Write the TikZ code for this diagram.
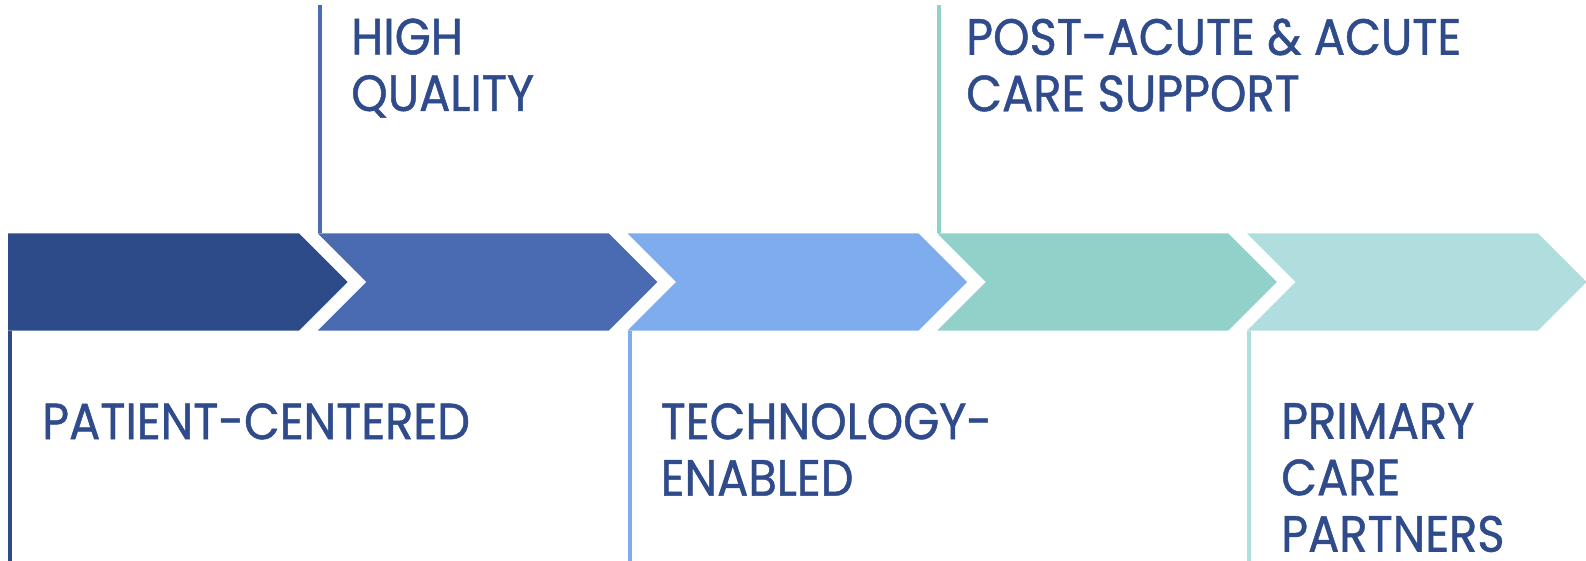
\documentclass[tikz,border=0pt]{standalone}
\usepackage{fontspec}
\setmainfont{Poppins}[FakeStretch=0.91,FakeBold=0.9]
\definecolor{c1}{HTML}{2E4B89}
\definecolor{c2}{HTML}{4A6BB1}
\definecolor{c3}{HTML}{7FACEC}
\definecolor{c4}{HTML}{92D1CA}
\definecolor{c5}{HTML}{B0DDDD}
\definecolor{txt}{HTML}{2F4B8B}
\begin{document}
\begin{tikzpicture}[x=1pt,y=-1pt,
  caption/.style={anchor=north west,inner sep=0pt,align=left,text=txt,
    font=\fontsize{51}{56.5}\selectfont},
  tick/.style={line width=4pt}]
\useasboundingbox (0,0) rectangle (1586,561);
% first chevron: flat left edge
\fill[c1] (8,233.5) -- (299,233.5) -- (347.5,282) -- (299,330.5) -- (8,330.5) -- cycle;
% remaining chevrons: notched left edge
\foreach \i/\c in {1/c2,2/c3,3/c4,4/c5}{
  \pgfmathsetmacro\xo{8+309.75*\i}
  \fill[\c] (\xo,233.5) -- (\xo+291,233.5) -- (\xo+339.5,282) -- (\xo+291,330.5)
     -- (\xo,330.5) -- (\xo+48.5,282) -- cycle;
}
% leader lines
\coordinate (l1a) at (10,330.5);   \coordinate (l1b) at (10,561);
\coordinate (l2a) at (319.5,5);    \coordinate (l2b) at (319.5,233.5);
\coordinate (l3a) at (629.5,330.5);\coordinate (l3b) at (629.5,561);
\coordinate (l4a) at (939,5);      \coordinate (l4b) at (939,233.5);
\coordinate (l5a) at (1249,330.5); \coordinate (l5b) at (1249,561);
\draw[tick,c1] (l1a) -- (l1b);
\draw[tick,c2] (l2a) -- (l2b);
\draw[tick,c3] (l3a) -- (l3b);
\draw[tick,c4] (l4a) -- (l4b);
\draw[tick,c5] (l5a) -- (l5b);
% captions
\node[caption] (patient) at (42,403) {PATIENT-CENTERED};
\node[caption] (quality) at (351,18.3) {HIGH\\QUALITY};
\node[caption] (tech) at (660.5,403) {TECHNOLOGY-\\ENABLED};
\node[caption] (acute) at (966,18.3) {POST-ACUTE \& ACUTE\\CARE SUPPORT};
\node[caption] (primary) at (1281,403) {PRIMARY\\CARE\\PARTNERS};
\end{tikzpicture}
\end{document}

• [Set problem] Without the pictures, output the full listing exactly as it stands.

• [Problem solution]
Write the TikZ code for this diagram.
\documentclass[tikz,border=0pt]{standalone}
\usepackage{fontspec}
\setmainfont{Poppins}[FakeStretch=0.91,FakeBold=0.9]
\definecolor{c1}{HTML}{2E4B89}
\definecolor{c2}{HTML}{4A6BB1}
\definecolor{c3}{HTML}{7FACEC}
\definecolor{c4}{HTML}{92D1CA}
\definecolor{c5}{HTML}{B0DDDD}
\definecolor{txt}{HTML}{2F4B8B}
\begin{document}
\begin{tikzpicture}[x=1pt,y=-1pt,
  caption/.style={anchor=north west,inner sep=0pt,align=left,text=txt,
    font=\fontsize{51}{56.5}\selectfont},
  tick/.style={line width=4pt}]
\useasboundingbox (0,0) rectangle (1586,561);
% first chevron: flat left edge
\fill[c1] (8,233.5) -- (299,233.5) -- (347.5,282) -- (299,330.5) -- (8,330.5) -- cycle;
% remaining chevrons: notched left edge
\foreach \i/\c in {1/c2,2/c3,3/c4,4/c5}{
  \pgfmathsetmacro\xo{8+309.75*\i}
  \fill[\c] (\xo,233.5) -- (\xo+291,233.5) -- (\xo+339.5,282) -- (\xo+291,330.5)
     -- (\xo,330.5) -- (\xo+48.5,282) -- cycle;
}
% leader lines
\coordinate (l1a) at (10,330.5);   \coordinate (l1b) at (10,561);
\coordinate (l2a) at (319.5,5);    \coordinate (l2b) at (319.5,233.5);
\coordinate (l3a) at (629.5,330.5);\coordinate (l3b) at (629.5,561);
\coordinate (l4a) at (939,5);      \coordinate (l4b) at (939,233.5);
\coordinate (l5a) at (1249,330.5); \coordinate (l5b) at (1249,561);
\draw[tick,c1] (l1a) -- (l1b);
\draw[tick,c2] (l2a) -- (l2b);
\draw[tick,c3] (l3a) -- (l3b);
\draw[tick,c4] (l4a) -- (l4b);
\draw[tick,c5] (l5a) -- (l5b);
% captions
\node[caption] (patient) at (42,403) {PATIENT-CENTERED};
\node[caption] (quality) at (351,18.3) {HIGH\\QUALITY};
\node[caption] (tech) at (660.5,403) {TECHNOLOGY-\\ENABLED};
\node[caption] (acute) at (966,18.3) {POST-ACUTE \& ACUTE\\CARE SUPPORT};
\node[caption] (primary) at (1281,403) {PRIMARY\\CARE\\PARTNERS};
\end{tikzpicture}
\end{document}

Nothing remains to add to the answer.